In the short term, our challenge today is to prevent the Obama administration from following the same path as the last Democratic White House. Social movements must mobilize to ensure that the new president not only repudiates those brutish aspects of the Bush administration that led some liberals to cry fascism. We must also work to see that President Obama rejects the strategies of corporate globalization and domestic neoliberalism—the rule of the market over ever-greater swaths of public life—that flourished even during the Clinton years. We must make sure that putting Wall Street at ease is not the sole preoccupation of his public policy—especially considering that it was Wall Street at its easiest and most free-wheeling that created the economic crisis we are now experiencing.
In the longer term, we must question whether a New New Deal is the best future that we can hope for. Because, ultimately, we have good reason to believe that it is not enough.
In response to the editors’ question, “What is the biggest open secret in American life?” another writer in this series argued that the sprawling, high-consumption form of American life that we have known in past decades “is absolutely unsustainable.” I agree. A neo-Keynesian strategy that uses government spending to revive the American people’s appetite for spending and consumption might well succeed, pulling us from what could have been a much deeper economic downturn.
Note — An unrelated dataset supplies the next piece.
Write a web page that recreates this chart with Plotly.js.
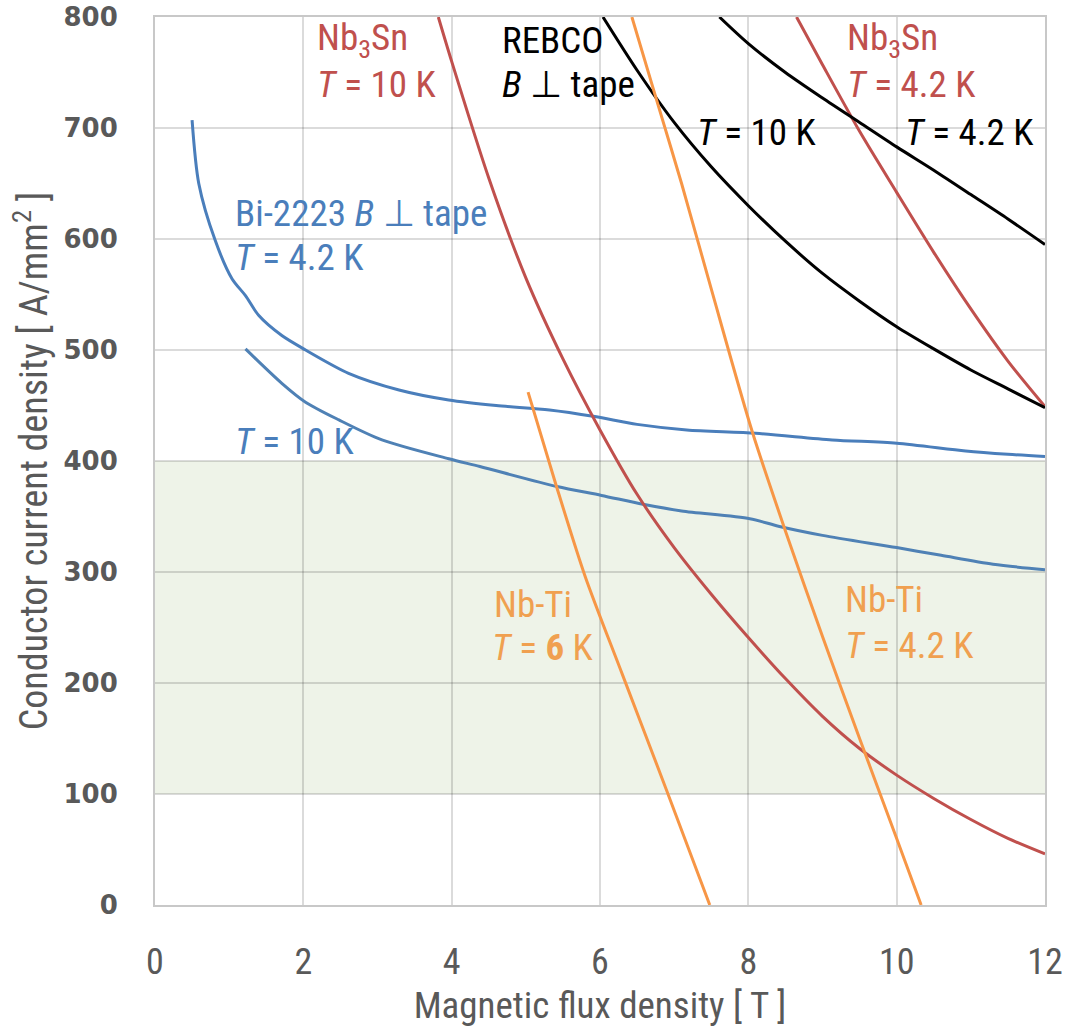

We should hope that it does. But then we will have to reckon with the fact that this very hunger is exactly what has been driving us toward collective destruction by route of global warming.
The hope that a future of complete tragedy might be averted does not need to be based in a vision of a past America that was pure and good. On the contrary, our best hope is in recognizing the deep national flaws that previous generations have already confronted and overcome—in acknowledging the work of movements that successfully brought about an end to slavery and poll taxes, the widespread elimination of domestic sweatshops and the creation of the weekend.
At their best, these movements have shown the ability both to adapt to new troubles and to envision a country better than what ever existed before. That, rather than yearning for a mythical early America or satisfaction with a return to more recent economic comfort, is what our future will demand.